Training a dog in obedience can be an ongoing and lengthy process depending on the dog, the methods used, and the skill and understanding of both the trainer and the handler. |
There are many reasons for training dogs beyond the level required for basic companionship.
Basic commands Sit: The dog is in a sitting position. Down: A dog is typically down when its elbows (front feet) and hocks (rear legs) are touching the ground or floor. Heel: The dog's head or shoulder is parallel to the handler's leg on the left side of the handler. Come or Here: (referred to as the recall) "Call your dog" equals "come" or "here". Stay: The dog must remain in the position (sit, down, stand) and location under which the command was given until it is released by the handler. Beg: The dog is taught to literally beg for a given object in a fashion the owner desires (usually whining or standing). Shake: From a sitting position the dog will extend one of its paws and "shake hands" with the one who gave the command.
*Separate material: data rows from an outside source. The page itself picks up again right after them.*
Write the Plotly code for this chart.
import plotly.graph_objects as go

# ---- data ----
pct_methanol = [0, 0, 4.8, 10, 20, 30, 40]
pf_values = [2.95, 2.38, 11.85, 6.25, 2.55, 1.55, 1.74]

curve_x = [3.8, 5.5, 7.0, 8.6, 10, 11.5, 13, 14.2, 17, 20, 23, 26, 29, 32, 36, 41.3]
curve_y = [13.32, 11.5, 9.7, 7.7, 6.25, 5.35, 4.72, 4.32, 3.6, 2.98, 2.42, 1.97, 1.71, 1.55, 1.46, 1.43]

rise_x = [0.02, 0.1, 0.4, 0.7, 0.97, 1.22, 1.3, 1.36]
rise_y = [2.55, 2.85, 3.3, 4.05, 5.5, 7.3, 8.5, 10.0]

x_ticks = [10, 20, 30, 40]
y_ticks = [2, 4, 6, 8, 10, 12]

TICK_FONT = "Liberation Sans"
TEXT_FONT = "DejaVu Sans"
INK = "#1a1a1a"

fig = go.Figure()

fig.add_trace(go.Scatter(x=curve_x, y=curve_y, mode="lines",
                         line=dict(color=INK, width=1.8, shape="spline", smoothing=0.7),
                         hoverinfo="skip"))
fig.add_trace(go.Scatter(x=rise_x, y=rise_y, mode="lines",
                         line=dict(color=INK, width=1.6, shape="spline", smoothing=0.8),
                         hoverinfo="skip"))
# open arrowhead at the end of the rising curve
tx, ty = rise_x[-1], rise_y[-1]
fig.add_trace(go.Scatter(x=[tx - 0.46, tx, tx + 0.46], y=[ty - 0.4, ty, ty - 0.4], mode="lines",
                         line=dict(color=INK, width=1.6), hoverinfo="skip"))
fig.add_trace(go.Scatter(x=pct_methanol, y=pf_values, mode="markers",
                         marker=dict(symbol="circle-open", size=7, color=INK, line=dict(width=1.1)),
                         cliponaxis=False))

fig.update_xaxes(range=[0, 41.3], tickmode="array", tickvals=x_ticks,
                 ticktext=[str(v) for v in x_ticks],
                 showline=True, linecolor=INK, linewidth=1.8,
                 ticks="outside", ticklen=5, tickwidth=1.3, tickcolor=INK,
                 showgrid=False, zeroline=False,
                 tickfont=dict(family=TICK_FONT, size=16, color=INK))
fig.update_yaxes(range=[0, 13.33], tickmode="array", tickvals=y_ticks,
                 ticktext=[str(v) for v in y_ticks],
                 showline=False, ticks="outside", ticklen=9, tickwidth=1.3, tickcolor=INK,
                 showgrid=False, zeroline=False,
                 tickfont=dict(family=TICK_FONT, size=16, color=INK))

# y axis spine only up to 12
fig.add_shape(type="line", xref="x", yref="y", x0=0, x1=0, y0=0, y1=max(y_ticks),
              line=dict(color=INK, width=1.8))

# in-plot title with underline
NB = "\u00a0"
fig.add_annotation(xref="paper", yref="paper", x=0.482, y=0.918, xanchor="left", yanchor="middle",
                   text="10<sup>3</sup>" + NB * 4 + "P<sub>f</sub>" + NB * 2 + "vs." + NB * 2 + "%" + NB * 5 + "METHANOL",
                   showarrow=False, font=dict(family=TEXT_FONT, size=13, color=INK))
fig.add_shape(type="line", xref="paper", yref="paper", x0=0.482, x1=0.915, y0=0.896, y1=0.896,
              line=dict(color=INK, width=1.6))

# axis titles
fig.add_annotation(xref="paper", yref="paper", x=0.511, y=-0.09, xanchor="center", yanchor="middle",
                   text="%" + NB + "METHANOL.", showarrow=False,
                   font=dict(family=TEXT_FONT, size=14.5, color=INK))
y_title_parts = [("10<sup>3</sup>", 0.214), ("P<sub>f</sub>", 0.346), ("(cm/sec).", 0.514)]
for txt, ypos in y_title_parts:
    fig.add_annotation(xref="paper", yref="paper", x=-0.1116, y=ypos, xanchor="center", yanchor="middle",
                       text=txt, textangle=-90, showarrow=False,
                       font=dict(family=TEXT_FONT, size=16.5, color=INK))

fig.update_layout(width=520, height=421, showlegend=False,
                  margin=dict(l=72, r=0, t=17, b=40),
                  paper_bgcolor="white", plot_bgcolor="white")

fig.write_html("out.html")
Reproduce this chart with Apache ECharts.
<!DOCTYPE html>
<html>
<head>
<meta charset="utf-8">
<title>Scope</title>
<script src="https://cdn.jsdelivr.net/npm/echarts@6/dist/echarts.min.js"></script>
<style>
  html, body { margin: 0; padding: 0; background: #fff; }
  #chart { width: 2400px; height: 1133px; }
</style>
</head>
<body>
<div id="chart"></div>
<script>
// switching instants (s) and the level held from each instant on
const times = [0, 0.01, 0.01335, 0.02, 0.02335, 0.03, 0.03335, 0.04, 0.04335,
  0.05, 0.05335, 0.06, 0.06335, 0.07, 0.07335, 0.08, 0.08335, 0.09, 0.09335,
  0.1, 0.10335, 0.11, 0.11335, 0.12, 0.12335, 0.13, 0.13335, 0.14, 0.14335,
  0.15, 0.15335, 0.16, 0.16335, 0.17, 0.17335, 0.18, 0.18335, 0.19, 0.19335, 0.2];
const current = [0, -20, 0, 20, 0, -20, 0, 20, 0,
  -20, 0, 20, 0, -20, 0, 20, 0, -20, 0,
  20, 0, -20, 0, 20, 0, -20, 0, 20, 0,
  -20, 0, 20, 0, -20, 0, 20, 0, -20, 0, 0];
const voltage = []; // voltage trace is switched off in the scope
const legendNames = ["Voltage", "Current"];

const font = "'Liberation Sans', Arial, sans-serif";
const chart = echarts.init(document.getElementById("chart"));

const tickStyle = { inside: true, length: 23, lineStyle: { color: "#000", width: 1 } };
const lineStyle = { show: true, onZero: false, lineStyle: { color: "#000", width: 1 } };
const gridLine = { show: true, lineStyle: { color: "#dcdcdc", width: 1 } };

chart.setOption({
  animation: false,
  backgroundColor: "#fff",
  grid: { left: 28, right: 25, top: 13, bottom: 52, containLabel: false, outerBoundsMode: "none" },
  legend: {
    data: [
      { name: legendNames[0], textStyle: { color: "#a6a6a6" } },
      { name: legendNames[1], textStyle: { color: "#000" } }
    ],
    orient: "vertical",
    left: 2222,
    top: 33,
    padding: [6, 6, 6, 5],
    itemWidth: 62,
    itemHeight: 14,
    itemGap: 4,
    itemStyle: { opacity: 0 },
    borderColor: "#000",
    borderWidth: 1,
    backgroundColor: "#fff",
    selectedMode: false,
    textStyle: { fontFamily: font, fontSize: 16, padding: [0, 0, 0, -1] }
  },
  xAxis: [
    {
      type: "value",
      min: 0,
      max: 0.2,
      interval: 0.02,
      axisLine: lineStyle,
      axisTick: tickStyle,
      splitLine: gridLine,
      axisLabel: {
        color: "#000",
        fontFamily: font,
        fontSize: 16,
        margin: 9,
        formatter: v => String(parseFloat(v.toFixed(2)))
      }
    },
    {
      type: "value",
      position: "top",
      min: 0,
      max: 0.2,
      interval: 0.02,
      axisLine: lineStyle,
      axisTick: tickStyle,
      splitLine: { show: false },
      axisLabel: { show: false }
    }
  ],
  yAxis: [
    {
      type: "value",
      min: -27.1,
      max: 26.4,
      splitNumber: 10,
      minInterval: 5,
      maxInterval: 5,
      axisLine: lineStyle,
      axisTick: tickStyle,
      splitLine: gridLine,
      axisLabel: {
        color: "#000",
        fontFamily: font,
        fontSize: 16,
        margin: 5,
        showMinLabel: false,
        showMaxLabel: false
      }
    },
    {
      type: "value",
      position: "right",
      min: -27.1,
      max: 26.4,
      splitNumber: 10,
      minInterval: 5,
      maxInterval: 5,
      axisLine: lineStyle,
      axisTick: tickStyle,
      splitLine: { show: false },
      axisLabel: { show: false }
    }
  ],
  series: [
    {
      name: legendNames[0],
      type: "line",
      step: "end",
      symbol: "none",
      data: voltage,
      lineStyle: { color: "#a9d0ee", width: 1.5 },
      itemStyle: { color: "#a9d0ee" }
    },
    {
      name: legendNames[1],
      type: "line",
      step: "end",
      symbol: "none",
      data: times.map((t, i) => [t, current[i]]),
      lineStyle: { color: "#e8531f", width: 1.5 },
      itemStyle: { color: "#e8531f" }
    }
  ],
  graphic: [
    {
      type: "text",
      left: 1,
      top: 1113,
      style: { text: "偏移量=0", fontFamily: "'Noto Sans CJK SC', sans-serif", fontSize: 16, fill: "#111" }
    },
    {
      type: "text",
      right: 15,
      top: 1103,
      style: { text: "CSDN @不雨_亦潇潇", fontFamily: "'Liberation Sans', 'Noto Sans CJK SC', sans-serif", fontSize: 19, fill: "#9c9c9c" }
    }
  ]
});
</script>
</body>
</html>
Advanced commands Stop – a dog that will simply stop whatever it is doing and lie down on command no matter how far it is from its keeper is a dog that can be taken anywhere. Back up – keepers of large dogs or dogs with a reputation for aggressiveness can make strangers more comfortable by teaching the dog to back up on command. Steady – keep near by. The dog can walk free, but not dash off. Train to this command with a long leash, calling out Steady when the leash is taut. Continue off leash. Stand – dog stands still. Train from lying-down position by lifting under belly while repeating command. Useful for grooming. Many dogs are groomed frequently and need to stand quietly during the process. Growl – the inverse of backing up. Some owners teach non-aggressive dogs to growl on a subtle command – not the word growl, usually a small hand gesture – as a way of letting strangers know that you and your dog value being left alone. Go to bed, kennel, or get in: The dog has freedom of movement in that location to stand up, turn around, or lie down, unlike when placed in a Stay. Useful to keep a dog out from underfoot and safe in a busy or complicated situation. Drop or drop it: Dogs pick up all sorts of things, some of which they shouldn't have. A dog that drops anything on command, no matter how attractive (and "attractive" to a dog can be "rotten and smelly" to a human), is a dog under control that the owner can prevent from eating dangerous items or from destroying valued personal property. Leave it: An adjunct to Drop, directing the dog to not touch an item. Also useful before the dog has picked anything up. Leave it is also used in conjunction with Take it. Take it: The dog leaves a desired object, such as a toy or treat, untouched until given this command. This can protect an owner's, visitor's, or child's fingers. Give: The dog has an object in its mouth and "gives" it to its owner by releasing the object into the owner's hand. Object of choice in training is usually a light-weight dumbbell or a glove. Speak: A dog, when taught this command, will bark once(or more) when told to do so. Fetch: A dog will retrieve a thrown object (usually a ball or a stick) and bring it back to the one who threw it. Roll Over: When taught this command a dog will lie down, roll over, and stand back up. Attack: A dog will attack something (or someone) when told to do so. Common commands are either "Attack" or "Sick'em".